2008年11月、2代目ポルシェ ボクスター(987型)に大幅改良が施された。デュアルクラッチ式の新設計トランスミッション(PDK)と新設計エンジンの採用に注目が集まったが、もっと重要なのはポルシェの中にあってそのポジショニングや性格づけを明確にすることだった。ではこの時、ボクスターは独自の魅力をどうのように磨きあげたのか。イタリア・シシリー島で行われたボクスターSの国際試乗会の模様を振り返ってみよう。(以下の試乗記は、Motor Magazine 2009年4月号より)

ミッドシップであることの価値と由来をアピール

ポルシェというブランドは、実に巧みなプロダクトマネージメントを行っていると思う。各モデルごとのポジショニングを明確に定めて、それぞれにここまでの性能と魅力、そして価格を与える、という意志が各車から強く感じ取れるのだ。

新型ケイマンと同時に、大がかりなフェイスリフトが実施された新型のボクスター。イタリア南端にあるシシリー島で開催された国際試乗会で新型ボクスターSのハンドルを握りながら、改めてそのことを強く印象づけられた。

折り悪しくも、暴風雨が襲来した直後に訪れることとなったシシリー島。ここは、1956年に550Aスパイダーでポルシェが初優勝を遂げて以来、世界選手権最後のシーズンとなった1973年に911カレラRSRが優勝を収め、ポルシェが合計11回もの総合優勝記録を残した伝説の公道レース「タルガフロリオ」の舞台となった島であり、同社にとってもゆかりの深い地である。

試乗のスタート地点となったパレルモ空港の駐車場には、色とりどりのボディカラーをまとった新型ボクスターが勢揃いしていた。

全車、まったくの新設計でDFI(ダイレクトフューエルインジェクション)化され、従来型より15ps/20Nmも引き上げられた310ps仕様の新しい3.4Lフラット6エンジンを搭載するボクスターSモデルだ。

すべてデュアルクラッチ式トランスミッションの7速PDKを装備しており、可変サスペンションシステムであるオプション設定のPASM(ポルシェアクティブサスペンションマネージメントシステム)も装着されている。これはやはり、モデルが備える最高のパフォーマンスをまず最初に感じ取ってもらいたい、という狙いなのだろう。

新しくなったフロントマスクをしげしげと見つめる。新型ケイマンと同じく、インジケーターライトが組み込まれた「カレラGT的な」新しいヘッドライトが、これまでのボクスター的な価値観からの変化を主張している。

画像: LEDが採用されたテールライト、リアデフューザー、エキゾーストテールパイプなどのデザインが一新された。このモデルは、オプションのセラミックブレーキシステム(PCCB)を装備していた。

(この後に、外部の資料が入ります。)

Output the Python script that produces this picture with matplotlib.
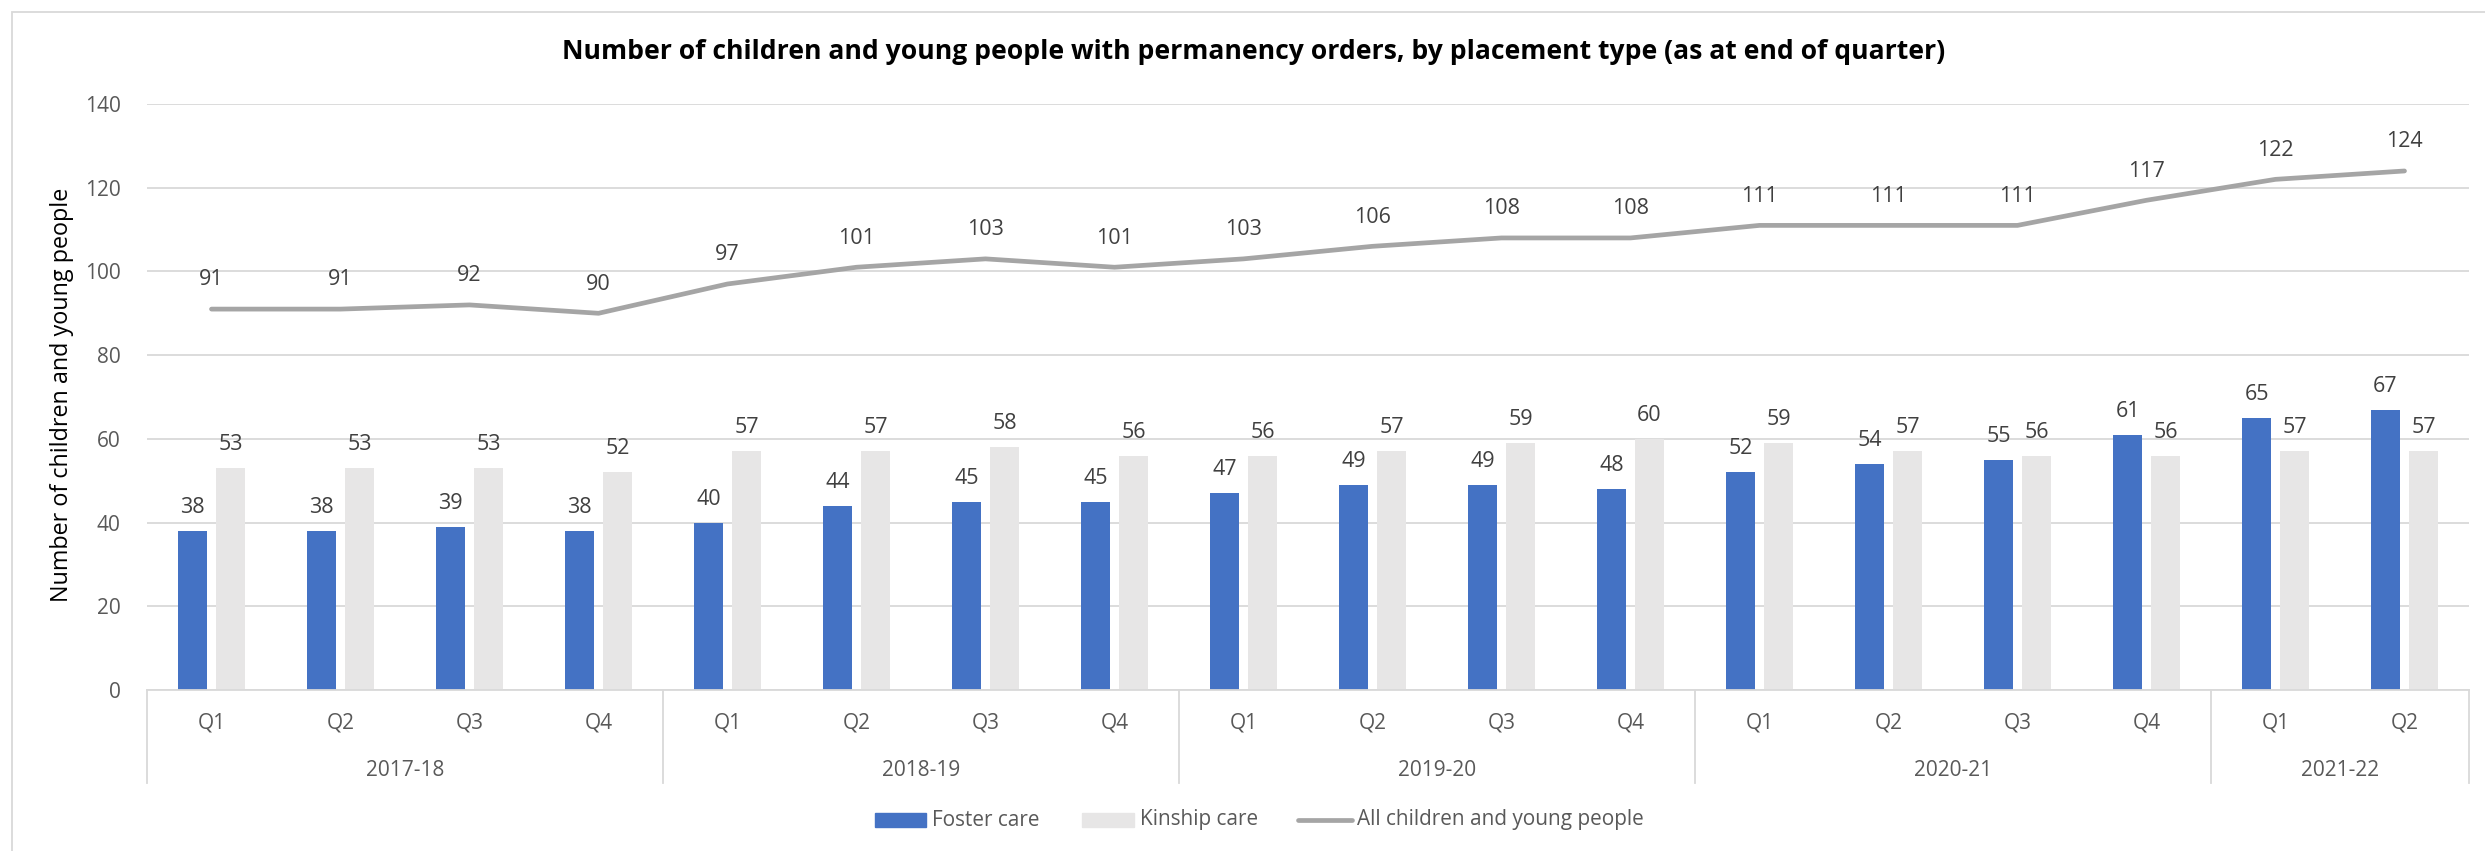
import numpy as np
import matplotlib
matplotlib.use('Agg')
import matplotlib.pyplot as plt
from matplotlib.patches import Rectangle
from matplotlib.lines import Line2D
import matplotlib.transforms as mtransforms

plt.rcParams['font.family'] = ['Open Sans', 'DejaVu Sans']

# ---------------- data ----------------
title = "Number of children and young people with permanency orders, by placement type (as at end of quarter)"
y_label = "Number of children and young people"
quarters = ['Q1', 'Q2', 'Q3', 'Q4', 'Q1', 'Q2', 'Q3', 'Q4', 'Q1', 'Q2', 'Q3', 'Q4',
            'Q1', 'Q2', 'Q3', 'Q4', 'Q1', 'Q2']
years = ['2017-18', '2018-19', '2019-20', '2020-21', '2021-22']
year_sizes = [4, 4, 4, 4, 2]
foster = [38, 38, 39, 38, 40, 44, 45, 45, 47, 49, 49, 48, 52, 54, 55, 61, 65, 67]
kinship = [53, 53, 53, 52, 57, 57, 58, 56, 56, 57, 59, 60, 59, 57, 56, 56, 57, 57]
all_cyp = [91, 91, 92, 90, 97, 101, 103, 101, 103, 106, 108, 108, 111, 111, 111, 117, 122, 124]
series_names = ['Foster care', 'Kinship care', 'All children and young people']
y_ticks = [0, 20, 40, 60, 80, 100, 120, 140]

# ---------------- style ----------------
BLUE = '#4472C4'
LGRAY = '#E7E6E6'
LINE = '#A5A5A5'
GRID = '#D9D9D9'
TICK = '#595959'
LABEL = '#404040'

W, H = 2485, 851
fig = plt.figure(figsize=(W / 100, H / 100), dpi=100)


def fx(px):
    return px / W


def fy(py):
    return 1 - py / H


# outer chart frame (only top and left edges fall inside the image)
fig.patches.append(Rectangle((fx(12), fy(880)), fx(2520 - 12), (880 - 12) / H,
                             transform=fig.transFigure, fill=False,
                             edgecolor=GRID, lw=1.3))

left, right, top, bottom = 147, 2469, 104, 690
ax = fig.add_axes([fx(left), fy(bottom), fx(right - left), (bottom - top) / H])

n = len(foster)
x = np.arange(n)
bw = 0.228
off = 0.147
ax.bar(x - off, foster, bw, color=BLUE, zorder=3)
ax.bar(x + off, kinship, bw, color=LGRAY, zorder=3)
ax.plot(x, all_cyp, color=LINE, lw=3.4, zorder=4, solid_capstyle='round')

ax.set_xlim(-0.5, n - 0.5)
ax.set_ylim(0, 140)
ax.set_yticks(y_ticks)
ax.grid(axis='y', color=GRID, lw=1.3, zorder=0)
ax.set_axisbelow(True)
for s in ['top', 'right', 'left']:
    ax.spines[s].set_visible(False)
ax.spines['bottom'].set_color(GRID)
ax.spines['bottom'].set_linewidth(1.3)
ax.spines['bottom'].set_zorder(5)
ax.tick_params(axis='y', length=0, pad=19, labelsize=15, labelcolor=TICK)
ax.set_xticks([])

# data labels
for i in range(n):
    ax.annotate(str(foster[i]), (x[i] - off, foster[i]), xytext=(0, 13),
                textcoords='offset points', ha='center', va='baseline',
                fontsize=15.5, color=LABEL)
    ax.annotate(str(kinship[i]), (x[i] + off, kinship[i]), xytext=(0, 13),
                textcoords='offset points', ha='center', va='baseline',
                fontsize=15.5, color=LABEL)
    ax.annotate(str(all_cyp[i]), (x[i], all_cyp[i]), xytext=(0, 17),
                textcoords='offset points', ha='center', va='baseline',
                fontsize=15.5, color=LABEL)

# multi-level category axis
trans = mtransforms.blended_transform_factory(ax.transData, ax.transAxes)
ph = bottom - top
q_y = -(723 - bottom) / ph
yr_y = -(770 - bottom) / ph
sep_y = -(783 - bottom) / ph
for i, q in enumerate(quarters):
    ax.text(i, q_y, q, transform=trans, ha='center', va='center',
            fontsize=15, color=TICK)
bounds = np.concatenate([[0], np.cumsum(year_sizes)]) - 0.5
for b in bounds:
    ax.add_line(Line2D([b, b], [0, sep_y], transform=trans, color=GRID,
                       lw=1.3, clip_on=False))
for k, yr in enumerate(years):
    c = (bounds[k] + bounds[k + 1]) / 2
    ax.text(c, yr_y, yr, transform=trans, ha='center', va='center',
            fontsize=15, color=TICK)

# title and axis label
t = fig.text(fx(1254), fy(52), title, ha='center', va='center',
             fontweight='bold', fontsize=18, color='black')
yl = fig.text(fx(62), fy(395), y_label, rotation=90, ha='center', va='center',
              fontsize=15, color='black')

# legend (manual)
ly = 820
fig.patches.append(Rectangle((fx(875), fy(ly + 7)), fx(51), 14 / H,
                             transform=fig.transFigure, color=BLUE))
fig.patches.append(Rectangle((fx(1082), fy(ly + 7)), fx(52), 14 / H,
                             transform=fig.transFigure, color=LGRAY))
fig.lines.append(Line2D([fx(1298), fx(1352)], [fy(ly), fy(ly)],
                        transform=fig.transFigure, color=LINE, lw=3.4,
                        solid_capstyle='round'))
lt = []
for xp, name in zip([932, 1140, 1357], series_names):
    lt.append(fig.text(fx(xp), fy(ly), name, ha='left', va='center',
                       fontsize=14, color=TICK))

# fit text widths to the reference
fig.canvas.draw()
r = fig.canvas.get_renderer()
tw = t.get_window_extent(r).width
t.set_fontsize(18 * 1386 / tw)
yh = yl.get_window_extent(r).height
yl.set_fontsize(15 * 414 / yh)
lw_ = lt[2].get_window_extent(r).width
for tt in lt:
    tt.set_fontsize(14 * 288 / lw_)

fig.savefig('out.png', dpi=100, facecolor='white')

LEDが採用されたテールライト、リアデフューザー、エキゾーストテールパイプなどのデザインが一新された。このモデルは、オプションのセラミックブレーキシステム(PCCB)を装備していた。

ボクスターというモデルに対しては(ケイマンもそうだが)、そこでいかに1948年デビューのポルシェ第一号車である356ロードスターから流れるミッドシップスポーツモデルのDNAがアピールされようとも、911を彷彿とさせたフロントデザインの印象が強く「911の弟分としてのミッドシップスポーツモデル」というイメージを抱いていた。

だが今回のフェイスリフトでは、911とは異なるモデルとしてハッキリ独立させたいという、路線変更への強い意志が感じ取れる。

度重なる排気量アップなどで、パフォーマンス的に接近せざるを得なくなってきたボクスター/ケイマンシリーズと911の関連性を薄め、カレラGTを頂点とするミッドシップスポーツモデルならではの存在意義を強調していく、というマネージメントなのであろう。

そしてそのことは、実際に乗ってみても感じられた。エンジンに火が入ると、力強く刺激的なサウンドが耳に響く。隣の試乗チームが軽くブリッピングさせているが、レーシングマシンを彷彿とさせる系統にある、いかにも「スポーツカーらしいサウンド」が作りあげられている。

またドライバーズシートで聞く自車のエンジン音も、運転席とエンジンが近いせいもあるのだろうが、911よりも生々しく感じられる。